即ち、まず、ステップ100と101においては、前輪側ブレーキ回路の液圧が設定圧Pa以上で、かつ、車速が設定速度va以上であるかどうかを判断し、両条件が満たされたときに、ステップ102で前輪側のスリップ率がλa以下であるかどうかを判断し、つづく、ステップ103で後輪側のスリップ率がλb以上であるかどうかを判断する。そして、以上の4条件がすべて満たされているときには後輪接地荷重の低下が始まっているものとし、ステップ104では後輪側の現在の制動圧をそのまま維持し、次のステップ105で後輪側のスリップ率がλb以上であるかを再度判断する。このステップ105において、スリップ率がλbよりも小さいと判断されたときには以降のフローを抜け(END)、逆にスリップ率がλb以上であると判断された場合には次のステップ106でループ回数がN以上かどうかを判断する。ここでループ回数がNに達していない場合にはステップ104に戻ってループ回数を1増加させ、このループがN回繰り返されたとき(つまり、所定時間経過してもスリップ率がλbよりも小さくならないとき。)には、ステップ107において後輪側の制動圧を減少させる。
したがって、このブレーキ装置の場合、以上のような制御によって前輪側ブレーキ操作時に後輪接地荷重の低下が進行するのを未然に防止することができる。尚、図15は、前輪ブレーキ操作時における後輪側の車輪速度の変化の様子を前輪側の単独制動時とCBS制御時で比較したものである。CBSを持たないブレーキ装置に採用される既存の後輪接地荷重検出手段の場合、後輪速度の減速勾配が小さくなったところを後輪接地荷重の低下と判断していたが、CBSを採用するブレーキ装置の場合、後輪接地荷重が低下しても減速勾配が小さくならないため、既存の技術をそのまま適用することはできなかった。しかし、この実施形態のブレーキ装置においては上述のようにして後輪接地荷重の低下を正確に判断することができる。

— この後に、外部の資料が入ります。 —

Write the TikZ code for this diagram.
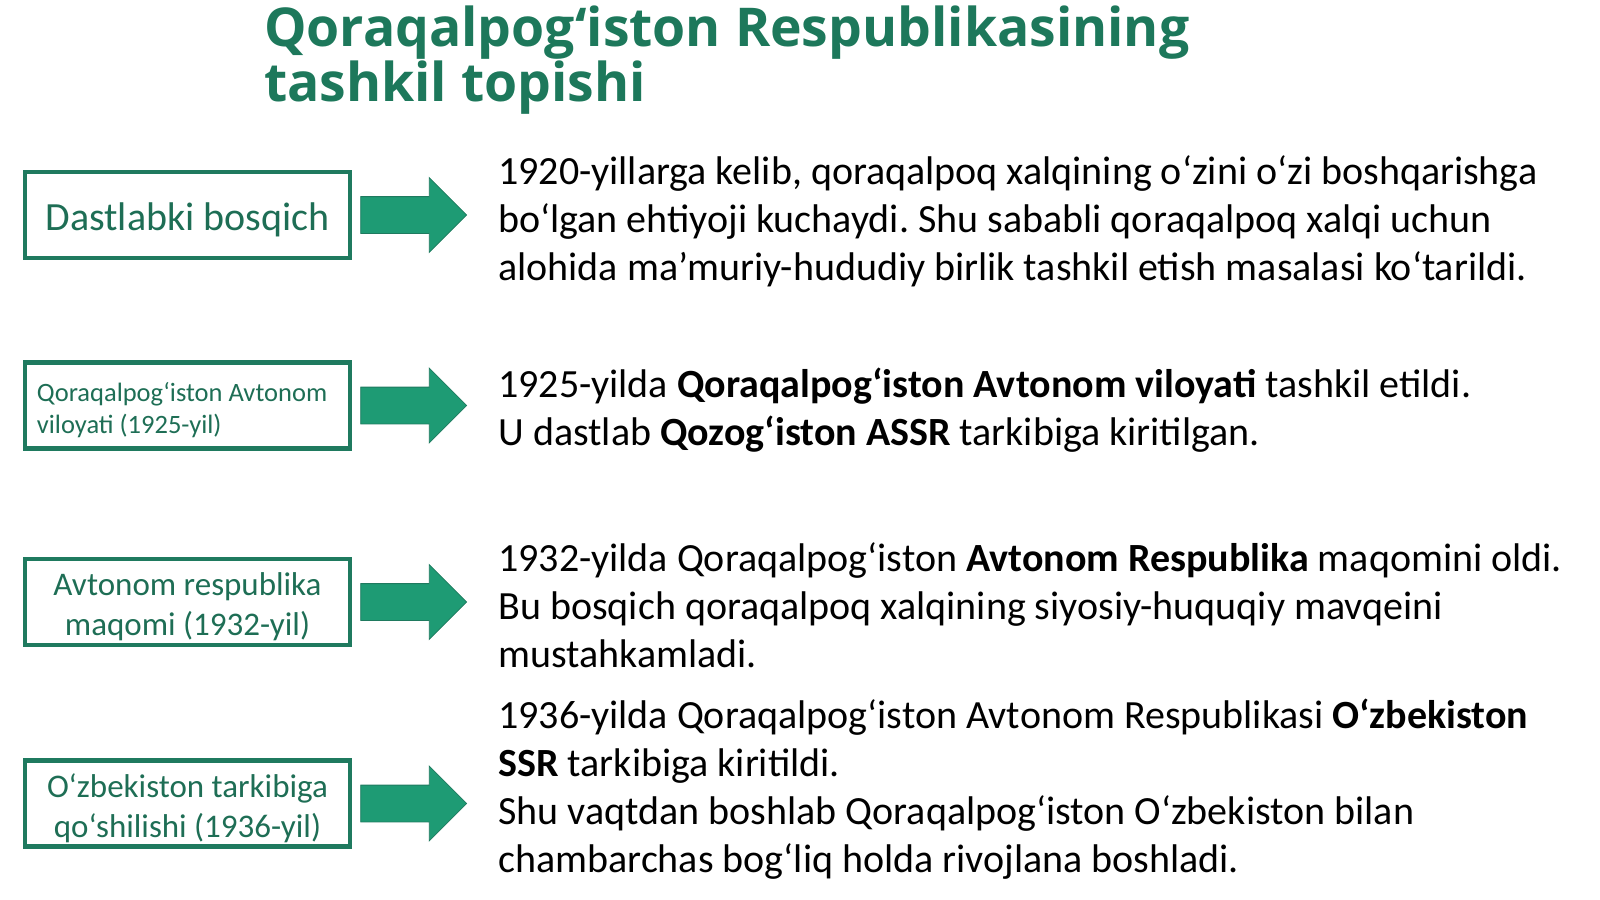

また、このブレーキ装置は、後輪側のブレーキ操作に前輪側を連動させるCBS制御が行われる場合には、以下のようにして前輪側制動力配分を制御するようにしている。
即ち、図16に示すように、後輪制動力に対する前輪制動力の配分特性は車速毎に予め決めておき、後輪側のブレーキ操作が開始されたときには、その開始時の速度に対応する配分特性で前輪側制動力を終始制御するようにしている。このため、後輪側のブレーキ操作量が一定であれば、車両が停止するまでの間、前輪側に一定配分比の制動力が作用することとなる。車速毎に予め設定しておく制動力配分特性は、例えば、車両速度が50km/hでは後輪制動力(液圧)がある値に達するまで前輪制動力がゼロに維持され、ある値を超えたときに後輪制動力の増加に応じて前輪制動力が増加し、車両速度が60km/h、80km/hと増加するにつれて、前輪制動力の配分開始点と、前輪制動力の配分比が夫々増加するものが望ましい。また、この場合、車両速度がある速度(例えば、50km/h)よりも低い場合には、前輪への制動力配分を行わないようにする。

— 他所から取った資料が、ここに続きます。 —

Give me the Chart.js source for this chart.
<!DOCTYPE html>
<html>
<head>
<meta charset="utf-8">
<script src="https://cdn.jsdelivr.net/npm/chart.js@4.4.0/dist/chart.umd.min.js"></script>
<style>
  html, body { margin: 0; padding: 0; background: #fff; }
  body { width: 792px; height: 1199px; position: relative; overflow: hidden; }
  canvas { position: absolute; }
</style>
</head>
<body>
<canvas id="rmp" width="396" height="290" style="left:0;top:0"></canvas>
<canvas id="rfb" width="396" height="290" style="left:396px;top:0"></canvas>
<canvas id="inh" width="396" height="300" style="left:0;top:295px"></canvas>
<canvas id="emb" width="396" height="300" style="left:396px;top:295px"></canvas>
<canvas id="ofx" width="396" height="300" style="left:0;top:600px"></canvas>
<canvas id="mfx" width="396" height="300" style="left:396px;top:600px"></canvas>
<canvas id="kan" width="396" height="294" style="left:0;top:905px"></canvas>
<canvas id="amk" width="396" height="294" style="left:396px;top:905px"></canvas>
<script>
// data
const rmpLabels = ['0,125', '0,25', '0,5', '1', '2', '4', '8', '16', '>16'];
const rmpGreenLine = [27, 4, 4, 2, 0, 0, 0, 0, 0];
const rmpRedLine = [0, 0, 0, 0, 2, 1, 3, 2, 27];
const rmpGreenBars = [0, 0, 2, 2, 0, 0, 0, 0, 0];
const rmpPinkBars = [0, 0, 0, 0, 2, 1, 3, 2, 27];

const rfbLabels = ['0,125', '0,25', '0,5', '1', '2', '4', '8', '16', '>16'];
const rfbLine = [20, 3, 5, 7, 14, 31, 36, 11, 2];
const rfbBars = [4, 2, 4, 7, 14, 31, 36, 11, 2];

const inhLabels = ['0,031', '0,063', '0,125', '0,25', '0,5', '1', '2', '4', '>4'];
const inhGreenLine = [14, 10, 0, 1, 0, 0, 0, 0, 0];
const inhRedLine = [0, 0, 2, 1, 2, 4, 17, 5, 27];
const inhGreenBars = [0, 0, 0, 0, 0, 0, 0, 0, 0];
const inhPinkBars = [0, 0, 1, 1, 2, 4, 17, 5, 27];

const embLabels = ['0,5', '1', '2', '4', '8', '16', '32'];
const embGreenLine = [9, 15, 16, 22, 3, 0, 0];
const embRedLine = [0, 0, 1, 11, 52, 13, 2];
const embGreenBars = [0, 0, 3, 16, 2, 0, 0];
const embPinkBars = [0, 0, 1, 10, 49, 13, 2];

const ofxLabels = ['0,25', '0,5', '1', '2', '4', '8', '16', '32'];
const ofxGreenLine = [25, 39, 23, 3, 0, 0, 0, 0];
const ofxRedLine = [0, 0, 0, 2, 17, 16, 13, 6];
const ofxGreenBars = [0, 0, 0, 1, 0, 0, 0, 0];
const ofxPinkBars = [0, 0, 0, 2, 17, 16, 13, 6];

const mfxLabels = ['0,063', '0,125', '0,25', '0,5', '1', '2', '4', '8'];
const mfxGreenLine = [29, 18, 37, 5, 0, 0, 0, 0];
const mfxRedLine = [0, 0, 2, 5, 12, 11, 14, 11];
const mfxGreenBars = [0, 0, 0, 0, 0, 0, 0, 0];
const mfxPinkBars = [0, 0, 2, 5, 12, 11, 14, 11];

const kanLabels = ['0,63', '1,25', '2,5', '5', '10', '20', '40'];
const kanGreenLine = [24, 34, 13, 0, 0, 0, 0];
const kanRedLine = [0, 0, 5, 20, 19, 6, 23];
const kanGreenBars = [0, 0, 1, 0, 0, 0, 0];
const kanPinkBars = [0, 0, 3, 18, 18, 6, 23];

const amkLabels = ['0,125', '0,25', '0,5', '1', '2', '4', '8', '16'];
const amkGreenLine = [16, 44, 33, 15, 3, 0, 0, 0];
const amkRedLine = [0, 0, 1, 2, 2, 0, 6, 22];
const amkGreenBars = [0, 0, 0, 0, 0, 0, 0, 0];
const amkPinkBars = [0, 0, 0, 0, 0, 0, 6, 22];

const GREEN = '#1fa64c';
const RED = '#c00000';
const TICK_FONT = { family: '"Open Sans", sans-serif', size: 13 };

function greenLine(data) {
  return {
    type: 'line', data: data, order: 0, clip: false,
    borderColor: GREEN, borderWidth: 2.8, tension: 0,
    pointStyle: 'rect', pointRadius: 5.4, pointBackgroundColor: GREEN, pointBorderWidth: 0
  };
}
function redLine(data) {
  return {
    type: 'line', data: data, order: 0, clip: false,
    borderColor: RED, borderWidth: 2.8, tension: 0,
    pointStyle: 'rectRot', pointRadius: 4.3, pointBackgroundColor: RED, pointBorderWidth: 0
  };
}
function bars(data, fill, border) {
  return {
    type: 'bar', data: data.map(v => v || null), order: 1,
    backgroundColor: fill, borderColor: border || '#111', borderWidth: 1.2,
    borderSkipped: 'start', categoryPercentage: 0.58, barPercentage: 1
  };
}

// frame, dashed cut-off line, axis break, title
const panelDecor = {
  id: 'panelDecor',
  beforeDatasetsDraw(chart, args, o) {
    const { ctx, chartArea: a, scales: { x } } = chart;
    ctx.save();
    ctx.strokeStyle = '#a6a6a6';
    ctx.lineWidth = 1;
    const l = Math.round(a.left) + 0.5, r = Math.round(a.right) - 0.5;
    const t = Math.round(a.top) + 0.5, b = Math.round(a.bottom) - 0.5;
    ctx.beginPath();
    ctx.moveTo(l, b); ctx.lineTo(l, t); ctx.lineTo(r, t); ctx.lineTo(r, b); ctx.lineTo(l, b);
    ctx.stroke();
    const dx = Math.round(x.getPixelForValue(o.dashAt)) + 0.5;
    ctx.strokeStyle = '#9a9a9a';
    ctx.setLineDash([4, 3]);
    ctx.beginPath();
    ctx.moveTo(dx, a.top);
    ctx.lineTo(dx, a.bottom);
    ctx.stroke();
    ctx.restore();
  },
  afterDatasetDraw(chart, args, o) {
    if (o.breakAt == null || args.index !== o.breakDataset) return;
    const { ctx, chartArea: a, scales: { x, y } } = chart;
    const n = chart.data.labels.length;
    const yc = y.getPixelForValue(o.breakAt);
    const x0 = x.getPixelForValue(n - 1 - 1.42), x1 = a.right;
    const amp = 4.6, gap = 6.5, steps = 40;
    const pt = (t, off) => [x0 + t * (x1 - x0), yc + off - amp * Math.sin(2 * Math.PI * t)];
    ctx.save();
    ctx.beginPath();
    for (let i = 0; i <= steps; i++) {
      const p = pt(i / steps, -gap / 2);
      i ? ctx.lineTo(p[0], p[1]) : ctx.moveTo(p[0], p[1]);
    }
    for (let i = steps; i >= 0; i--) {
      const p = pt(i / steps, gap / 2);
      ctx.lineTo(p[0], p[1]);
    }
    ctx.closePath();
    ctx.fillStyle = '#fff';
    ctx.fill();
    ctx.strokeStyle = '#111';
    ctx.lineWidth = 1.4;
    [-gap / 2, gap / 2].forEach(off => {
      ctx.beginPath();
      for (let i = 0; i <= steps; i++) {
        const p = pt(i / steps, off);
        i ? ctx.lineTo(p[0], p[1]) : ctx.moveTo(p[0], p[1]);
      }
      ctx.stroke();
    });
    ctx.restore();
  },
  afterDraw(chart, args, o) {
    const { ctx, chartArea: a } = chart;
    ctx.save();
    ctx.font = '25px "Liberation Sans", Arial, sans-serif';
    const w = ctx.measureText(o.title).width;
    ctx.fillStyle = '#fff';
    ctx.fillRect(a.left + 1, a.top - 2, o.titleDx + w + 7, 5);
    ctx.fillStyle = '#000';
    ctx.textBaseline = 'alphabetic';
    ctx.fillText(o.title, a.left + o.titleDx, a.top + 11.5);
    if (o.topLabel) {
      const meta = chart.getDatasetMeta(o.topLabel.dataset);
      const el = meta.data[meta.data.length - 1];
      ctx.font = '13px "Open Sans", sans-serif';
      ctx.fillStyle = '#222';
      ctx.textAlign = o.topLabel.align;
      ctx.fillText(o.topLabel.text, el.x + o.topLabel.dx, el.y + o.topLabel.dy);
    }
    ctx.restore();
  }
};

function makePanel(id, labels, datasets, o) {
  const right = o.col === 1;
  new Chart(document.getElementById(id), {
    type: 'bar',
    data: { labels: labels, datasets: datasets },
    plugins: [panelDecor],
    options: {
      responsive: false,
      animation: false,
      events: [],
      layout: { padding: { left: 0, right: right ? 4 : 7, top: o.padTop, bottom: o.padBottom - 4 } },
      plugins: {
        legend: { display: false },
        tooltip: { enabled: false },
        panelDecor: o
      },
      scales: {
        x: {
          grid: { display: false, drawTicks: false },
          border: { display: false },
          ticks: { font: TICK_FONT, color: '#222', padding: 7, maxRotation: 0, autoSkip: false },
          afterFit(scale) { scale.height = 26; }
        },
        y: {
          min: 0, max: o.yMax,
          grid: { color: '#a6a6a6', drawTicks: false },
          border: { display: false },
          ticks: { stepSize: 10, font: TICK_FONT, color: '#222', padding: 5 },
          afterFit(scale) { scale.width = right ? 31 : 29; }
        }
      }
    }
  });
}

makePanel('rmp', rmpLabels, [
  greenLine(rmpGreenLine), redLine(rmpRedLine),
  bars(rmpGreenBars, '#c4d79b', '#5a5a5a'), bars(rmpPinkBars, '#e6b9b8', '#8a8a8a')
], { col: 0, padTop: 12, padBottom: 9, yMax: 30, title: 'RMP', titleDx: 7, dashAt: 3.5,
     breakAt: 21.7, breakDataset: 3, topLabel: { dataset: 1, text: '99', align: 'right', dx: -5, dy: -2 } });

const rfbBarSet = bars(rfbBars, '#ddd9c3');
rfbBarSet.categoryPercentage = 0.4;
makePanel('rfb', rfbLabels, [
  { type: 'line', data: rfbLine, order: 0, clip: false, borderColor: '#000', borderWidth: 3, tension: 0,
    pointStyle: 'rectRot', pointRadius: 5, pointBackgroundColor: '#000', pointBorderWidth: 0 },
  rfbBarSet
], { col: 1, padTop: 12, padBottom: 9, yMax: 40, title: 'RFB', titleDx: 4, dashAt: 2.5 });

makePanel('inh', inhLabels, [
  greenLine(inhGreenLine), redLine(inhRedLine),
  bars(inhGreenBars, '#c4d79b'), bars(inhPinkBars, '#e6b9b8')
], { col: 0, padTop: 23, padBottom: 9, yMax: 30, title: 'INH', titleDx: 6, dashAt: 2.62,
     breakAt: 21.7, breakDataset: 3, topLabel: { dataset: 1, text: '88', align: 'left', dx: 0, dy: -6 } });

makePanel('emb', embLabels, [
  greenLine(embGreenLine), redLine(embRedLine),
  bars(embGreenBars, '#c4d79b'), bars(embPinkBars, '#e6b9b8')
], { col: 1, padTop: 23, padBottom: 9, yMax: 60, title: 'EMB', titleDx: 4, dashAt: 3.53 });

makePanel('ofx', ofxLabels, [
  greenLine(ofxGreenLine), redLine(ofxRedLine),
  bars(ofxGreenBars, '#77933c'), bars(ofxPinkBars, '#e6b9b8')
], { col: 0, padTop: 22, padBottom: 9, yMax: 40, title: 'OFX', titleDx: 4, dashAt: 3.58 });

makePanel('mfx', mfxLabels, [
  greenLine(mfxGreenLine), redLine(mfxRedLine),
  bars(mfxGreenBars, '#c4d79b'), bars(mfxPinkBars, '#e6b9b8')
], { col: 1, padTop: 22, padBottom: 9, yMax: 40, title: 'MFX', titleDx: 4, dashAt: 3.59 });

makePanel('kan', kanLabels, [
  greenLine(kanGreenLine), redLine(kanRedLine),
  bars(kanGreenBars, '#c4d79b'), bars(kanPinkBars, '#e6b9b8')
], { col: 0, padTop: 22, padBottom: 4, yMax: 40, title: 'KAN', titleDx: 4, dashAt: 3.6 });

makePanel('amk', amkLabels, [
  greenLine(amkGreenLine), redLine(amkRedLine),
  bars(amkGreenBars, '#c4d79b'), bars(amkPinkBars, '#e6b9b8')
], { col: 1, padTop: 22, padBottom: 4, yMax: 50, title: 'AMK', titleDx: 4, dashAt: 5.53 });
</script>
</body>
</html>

このブレーキ装置の場合、後輪側ブレーキ操作のCBS制御において、ブレーキ操作開始時の車速に対応する制動力配分特性で終始前輪側の制動力を制御するため、高速運転状態から後輪側ブレーキ操作を行った場合であっても、図17に示すように減速勾配が途中で急激に変化することがなく、したがって、ブレーキ操作中のライダーに違和感を与えることがない。
また、このブレーキ装置は、高速運転中にブレーキ操作した場合には、前輪側の制動力配分が大きくなるため、制動効率が良くなり、逆に、低速運転中にブレーキ操作した場合には、前輪側の制動力配分が小さくなる(ゼロの場合も含む。)ために、すり抜け運転時等の際に前輪制動力が運転の支障になることがない。
尚、予め車速毎に設定しておく制動力配分特性は、図16に示すものに限るものでなく任意であり、例えば、各速度で後輪側のブレーキ操作量(制動力)がある値を超えたときに前輪側の制動力配分が急増するように設定しても良い。この場合、急停止を要するブレーキ操作時等により迅速な制動効果が得られるようになる。